И вот мы оказались в Дрездене. До сих пор не могу забыть его улицы, особенно главную, с домами, украшенными множеством скульптур, лепниной и другими архитектурными деталями. Я не мог вообразить, что в 1945 году вместо этих домов увижу одни руины, а в 1969 году на их месте – обыкновенные строения без «архитектурных излишеств».
Неописуемо чудесными были соборы и храмы Дрездена. Везде было много зелени и цветов, всё вокруг было ухожено, чисто. Переехав Эльбу по старинному каменному мосту и миновав красивейшую Театральную площадь, мы подъехали к Цвингеру – кремлю со златоглавой короной над одним из строений, расположенному на берегу пруда с лебедями и утками. Там шофер пару раз останавливал машину, чтобы уточнить у прохожих дальнейший путь, куда конкретно он должен ехать.
Наконец, мы прибыли на какое-то небольшое предприятие. Шофер и Аннет зашли в проходную, и через некоторое время мы въехали на территорию предприятия. Двое французских пленных во главе с немецким мастером сделали в кузове машины поддон из деревянных брусьев и при помощи крана поставили на него котёл, хорошо упакованный в картон и заколоченный досками.
Пока шла эта работа, я выпросил у французов пару сигарет, сказав им: «Доне муа дю фюме» («Дайте покурить»). Потом они спросили у меня: «Ла гер фини?», т. е. «Война кончается?» Я ответил: «Фини, фини», и двойным кивком головы подтвердил это. Между прочим, советские пленные, не знавшие ни немецкого, ни французского языков, обходились в разговоре двумя-тремя известными словами, и этого было достаточно для общения.
На обратном пути в Каменц я и Иван покурили и полакомились захваченными в лагерной кухне кусочками хлеба с салом и луком. А в лагере мой обед кто-то съел.
Поздно вечером Малярик и Мордвин вернулись с работы у крестьянина, который их хорошо покормил и утром, и в обед, и в ужин. Хотя работа была тяжелой, оба остались довольными и больше не обижались на фельдфебеля за вчерашнее наказание. Они поработали у того хозяина во дворе и на поле еще несколько дней.
…Перед очередным банным днем я, один из новых конвоиров и фельдфебель ездили в Гроссрёрсдорф за сменным бельем. Когда конвоир ушел в туалет, фельдфебель сказал мне, что порою бывает очень несдержанным и не может спокойно вести себя в критических ситуациях, особенно когда дело касается его безопасности и служебной карьеры. У него много врагов, поэтому он и побил меня и товарищей на глазах у всех, чтобы никто к нему не имел претензий. При этом монологе фельдфебеля мне пришлось просто отмолчаться, хотя очень хотелось ему надерзить.
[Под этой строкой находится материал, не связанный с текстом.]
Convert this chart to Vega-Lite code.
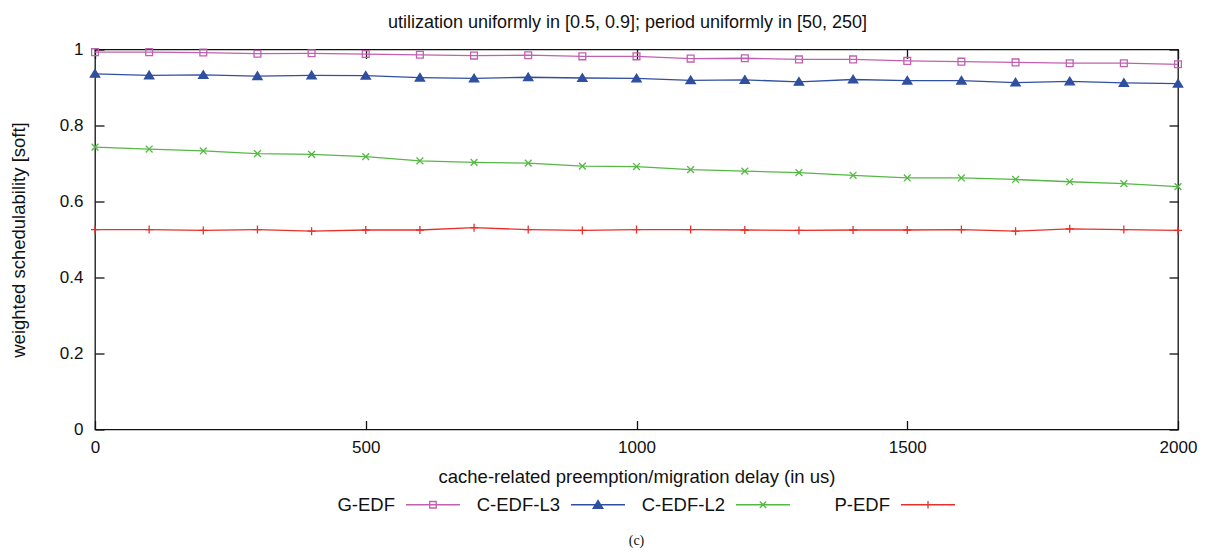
{
  "$schema": "https://vega.github.io/schema/vega-lite/v6.json",
  "width": 1083,
  "height": 380,
  "autosize": {"type": "none"},
  "padding": {"left": 95, "top": 49.5, "right": 31, "bottom": 122.5},
  "background": "white",
  "config": {
    "view": {"stroke": "#111", "strokeWidth": 1.3},
    "font": "Liberation Sans",
    "axis": {
      "grid": false, "domain": false, "tickColor": "#111", "tickWidth": 1.3, "tickSize": -9,
      "labelFont": "Liberation Sans", "labelFontSize": 17, "labelColor": "#111", "labelFlush": false,
      "titleFont": "Liberation Sans", "titleFontSize": 18.5, "titleFontWeight": "normal", "titleColor": "#111"
    },
    "legend": {
      "labelFont": "Liberation Sans", "labelFontSize": 18.5, "labelColor": "#111",
      "orient": "none", "legendX": 310, "legendY": 427, "direction": "horizontal", "columns": 4,
      "labelAlign": "right", "labelOffset": -66, "symbolSize": 2916, "symbolStrokeWidth": 1.3,
      "symbolOpacity": 1, "columnPadding": 13, "gridAlign": "all"
    }
  },
  "title": {"text": "(c)", "orient": "bottom", "anchor": "middle", "font": "Liberation Serif", "fontSize": 14, "fontWeight": "normal", "color": "#111", "offset": 19},
  "data": {"values": [
    {"d": 0, "s": "G-EDF", "v": 0.993}, {"d": 100, "s": "G-EDF", "v": 0.993}, {"d": 200, "s": "G-EDF", "v": 0.992}, {"d": 300, "s": "G-EDF", "v": 0.989}, {"d": 400, "s": "G-EDF", "v": 0.990}, {"d": 500, "s": "G-EDF", "v": 0.988}, {"d": 600, "s": "G-EDF", "v": 0.986}, {"d": 700, "s": "G-EDF", "v": 0.984}, {"d": 800, "s": "G-EDF", "v": 0.985}, {"d": 900, "s": "G-EDF", "v": 0.982}, {"d": 1000, "s": "G-EDF", "v": 0.982}, {"d": 1100, "s": "G-EDF", "v": 0.976}, {"d": 1200, "s": "G-EDF", "v": 0.977}, {"d": 1300, "s": "G-EDF", "v": 0.974}, {"d": 1400, "s": "G-EDF", "v": 0.974}, {"d": 1500, "s": "G-EDF", "v": 0.970}, {"d": 1600, "s": "G-EDF", "v": 0.968}, {"d": 1700, "s": "G-EDF", "v": 0.966}, {"d": 1800, "s": "G-EDF", "v": 0.964}, {"d": 1900, "s": "G-EDF", "v": 0.964}, {"d": 2000, "s": "G-EDF", "v": 0.961},
    {"d": 0, "s": "C-EDF-L3", "v": 0.936}, {"d": 100, "s": "C-EDF-L3", "v": 0.932}, {"d": 200, "s": "C-EDF-L3", "v": 0.933}, {"d": 300, "s": "C-EDF-L3", "v": 0.930}, {"d": 400, "s": "C-EDF-L3", "v": 0.932}, {"d": 500, "s": "C-EDF-L3", "v": 0.931}, {"d": 600, "s": "C-EDF-L3", "v": 0.926}, {"d": 700, "s": "C-EDF-L3", "v": 0.924}, {"d": 800, "s": "C-EDF-L3", "v": 0.927}, {"d": 900, "s": "C-EDF-L3", "v": 0.925}, {"d": 1000, "s": "C-EDF-L3", "v": 0.924}, {"d": 1100, "s": "C-EDF-L3", "v": 0.919}, {"d": 1200, "s": "C-EDF-L3", "v": 0.920}, {"d": 1300, "s": "C-EDF-L3", "v": 0.915}, {"d": 1400, "s": "C-EDF-L3", "v": 0.921}, {"d": 1500, "s": "C-EDF-L3", "v": 0.918}, {"d": 1600, "s": "C-EDF-L3", "v": 0.918}, {"d": 1700, "s": "C-EDF-L3", "v": 0.913}, {"d": 1800, "s": "C-EDF-L3", "v": 0.916}, {"d": 1900, "s": "C-EDF-L3", "v": 0.912}, {"d": 2000, "s": "C-EDF-L3", "v": 0.910},
    {"d": 0, "s": "C-EDF-L2", "v": 0.743}, {"d": 100, "s": "C-EDF-L2", "v": 0.738}, {"d": 200, "s": "C-EDF-L2", "v": 0.733}, {"d": 300, "s": "C-EDF-L2", "v": 0.726}, {"d": 400, "s": "C-EDF-L2", "v": 0.724}, {"d": 500, "s": "C-EDF-L2", "v": 0.718}, {"d": 600, "s": "C-EDF-L2", "v": 0.707}, {"d": 700, "s": "C-EDF-L2", "v": 0.703}, {"d": 800, "s": "C-EDF-L2", "v": 0.701}, {"d": 900, "s": "C-EDF-L2", "v": 0.693}, {"d": 1000, "s": "C-EDF-L2", "v": 0.692}, {"d": 1100, "s": "C-EDF-L2", "v": 0.684}, {"d": 1200, "s": "C-EDF-L2", "v": 0.680}, {"d": 1300, "s": "C-EDF-L2", "v": 0.676}, {"d": 1400, "s": "C-EDF-L2", "v": 0.669}, {"d": 1500, "s": "C-EDF-L2", "v": 0.662}, {"d": 1600, "s": "C-EDF-L2", "v": 0.662}, {"d": 1700, "s": "C-EDF-L2", "v": 0.658}, {"d": 1800, "s": "C-EDF-L2", "v": 0.652}, {"d": 1900, "s": "C-EDF-L2", "v": 0.647}, {"d": 2000, "s": "C-EDF-L2", "v": 0.639},
    {"d": 0, "s": "P-EDF", "v": 0.526}, {"d": 100, "s": "P-EDF", "v": 0.526}, {"d": 200, "s": "P-EDF", "v": 0.524}, {"d": 300, "s": "P-EDF", "v": 0.526}, {"d": 400, "s": "P-EDF", "v": 0.522}, {"d": 500, "s": "P-EDF", "v": 0.525}, {"d": 600, "s": "P-EDF", "v": 0.525}, {"d": 700, "s": "P-EDF", "v": 0.531}, {"d": 800, "s": "P-EDF", "v": 0.526}, {"d": 900, "s": "P-EDF", "v": 0.524}, {"d": 1000, "s": "P-EDF", "v": 0.526}, {"d": 1100, "s": "P-EDF", "v": 0.526}, {"d": 1200, "s": "P-EDF", "v": 0.525}, {"d": 1300, "s": "P-EDF", "v": 0.524}, {"d": 1400, "s": "P-EDF", "v": 0.525}, {"d": 1500, "s": "P-EDF", "v": 0.525}, {"d": 1600, "s": "P-EDF", "v": 0.526}, {"d": 1700, "s": "P-EDF", "v": 0.522}, {"d": 1800, "s": "P-EDF", "v": 0.528}, {"d": 1900, "s": "P-EDF", "v": 0.526}, {"d": 2000, "s": "P-EDF", "v": 0.524}
  ]},
  "layer": [
    {
      "mark": {"type": "line", "strokeWidth": 1.3},
      "encoding": {
        "x": {"field": "d", "type": "quantitative", "scale": {"domain": [0, 2000], "nice": false},
              "axis": {"orient": "bottom", "values": [0, 500, 1000, 1500, 2000], "format": "d", "labelPadding": 19, "title": "cache-related preemption/migration delay (in us)", "titlePadding": 12}},
        "y": {"field": "v", "type": "quantitative", "scale": {"domain": [0, 1], "nice": false},
              "axis": {"orient": "left", "values": [0, 0.2, 0.4, 0.6, 0.8, 1], "format": "~g", "labelPadding": 21, "title": "weighted schedulability [soft]", "titlePadding": 31}},
        "stroke": {"field": "s", "type": "nominal", "scale": {"domain": ["G-EDF", "C-EDF-L3", "C-EDF-L2", "P-EDF"], "range": ["#c160b0", "#2f4fa0", "#55b845", "#e8302a"]}, "legend": null}
      }
    },
    {
      "transform": [{"filter": "datum.s === 'G-EDF'"}],
      "mark": {"type": "point", "strokeWidth": 1.3, "size": 64, "opacity": 1, "filled": false, "shape": "M-0.85,-0.85H0.85V0.85H-0.85Z", "stroke": "#c160b0"},
      "encoding": {
        "x": {"field": "d", "type": "quantitative",
              "axis": {"orient": "top", "values": [0, 500, 1000, 1500, 2000], "labels": false, "title": "utilization uniformly in [0.5, 0.9]; period uniformly in [50, 250]", "titleFontSize": 18, "titlePadding": 17, "titleX": 532}},
        "y": {"field": "v", "type": "quantitative",
              "axis": {"orient": "right", "values": [0, 0.2, 0.4, 0.6, 0.8, 1], "labels": false, "title": null}}
      }
    },
    {
      "transform": [{"filter": "datum.s === 'C-EDF-L3'"}],
      "mark": {"type": "point", "strokeWidth": 1.3, "size": 72, "opacity": 1, "filled": true, "shape": "M0,-1L1.1,0.8H-1.1Z", "fill": "#2f4fa0", "stroke": "#2f4fa0"},
      "encoding": {
        "x": {"field": "d", "type": "quantitative", "axis": null},
        "y": {"field": "v", "type": "quantitative", "axis": null}
      }
    },
    {
      "transform": [{"filter": "datum.s === 'C-EDF-L2'"}],
      "mark": {"type": "point", "strokeWidth": 1.3, "size": 64, "opacity": 1, "filled": false, "shape": "M-0.85,-0.85L0.85,0.85M-0.85,0.85L0.85,-0.85", "stroke": "#55b845"},
      "encoding": {
        "x": {"field": "d", "type": "quantitative", "axis": null},
        "y": {"field": "v", "type": "quantitative", "axis": null}
      }
    },
    {
      "transform": [{"filter": "datum.s === 'P-EDF'"}],
      "mark": {"type": "point", "strokeWidth": 1.3, "size": 64, "opacity": 1, "filled": false, "shape": "M-1,0H1M0,-1V1", "stroke": "#e8302a"},
      "encoding": {
        "x": {"field": "d", "type": "quantitative", "axis": null},
        "y": {"field": "v", "type": "quantitative", "axis": null}
      }
    },
    {
      "transform": [{"filter": "datum.d < 0"}],
      "mark": {"type": "point", "strokeWidth": 1.3, "size": 2916, "opacity": 1},
      "encoding": {
        "x": {"field": "d", "type": "quantitative", "axis": null},
        "y": {"field": "v", "type": "quantitative", "axis": null},
        "stroke": {"field": "s", "type": "nominal", "scale": {"domain": ["G-EDF", "C-EDF-L3", "C-EDF-L2", "P-EDF"], "range": ["#c160b0", "#2f4fa0", "#55b845", "#e8302a"]}, "legend": {"title": null}},
        "fill": {"field": "s", "type": "nominal", "scale": {"domain": ["G-EDF", "C-EDF-L3", "C-EDF-L2", "P-EDF"], "range": ["transparent", "#2f4fa0", "transparent", "transparent"]}, "legend": {"title": null}},
        "shape": {"field": "s", "type": "nominal", "scale": {"domain": ["G-EDF", "C-EDF-L3", "C-EDF-L2", "P-EDF"], "range": ["M-1,0H1M-0.12,-0.12H0.12V0.12H-0.12Z", "M-1,0H1M0,-0.16L0.18,0.13H-0.18Z", "M-1,0H1M-0.12,-0.12L0.12,0.12M-0.12,0.12L0.12,-0.12", "M-1,0H1M0,-0.14V0.14"]}, "legend": {"title": null}}
      }
    }
  ],
  "resolve": {
    "axis": {"x": "independent", "y": "independent"},
    "legend": {"stroke": "independent", "fill": "independent", "shape": "independent"}
  }
}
После банного дня, в воскресенье, к нам неожиданно нагрянули два власовских офицера РОА. Эти агитаторы принесли пленным свежие номера газеты «Заря» и прочую антисоветскую литературу. Они принесли также очень ценную для нас вещь – большой ящик с пачками махорки, которые и раздали нам.
Один из офицеров устроил нам лекцию, но очень формальную, как бы «для галочки». Он сообщил, что в течение лета немецким войскам на советском фронте пришлось оставить часть «освобожденной от большевиков территории». В августе они по тактическим соображениям ушли из Орла и Белгорода. Им пришлось отступить и в Италии. Но «все эти потери временные». Поэтому наша задача – всячески поддерживать германские вооруженные силы и вступать в РОА, чтобы она могла реально и активно включаться в борьбу с большевизмом. Все молча выслушали лекцию и не задали ему никаких вопросов. Офицеры ушли, пообещав приехать к нам через месяц и выразив надежду, что, может быть, к тому времени некоторые пленные надумают записаться в РОА и вместе с ними сразу отправиться в ближайшую войсковую часть. После отъезда офицеров к нам регулярно стала поступать газета «Заря» в 5–10 экземплярах, но представитель РОА появился в лагере лишь в начале 1944 года.
Между тем я по-прежнему доставал разными способами центральные и местные немецкие газеты и рассказывал их содержание своим товарищам. Судя по помещенным в газетах оперативным сводкам вермахта и другим сообщениям, германская армия на Восточном фронте продолжала терпеть одно поражение за другим. И это радовало большинство военнопленных и позволяло им смелее держаться перед немецкими мастерами и часовыми. Но иногда эта смелость приводила к неприятностям.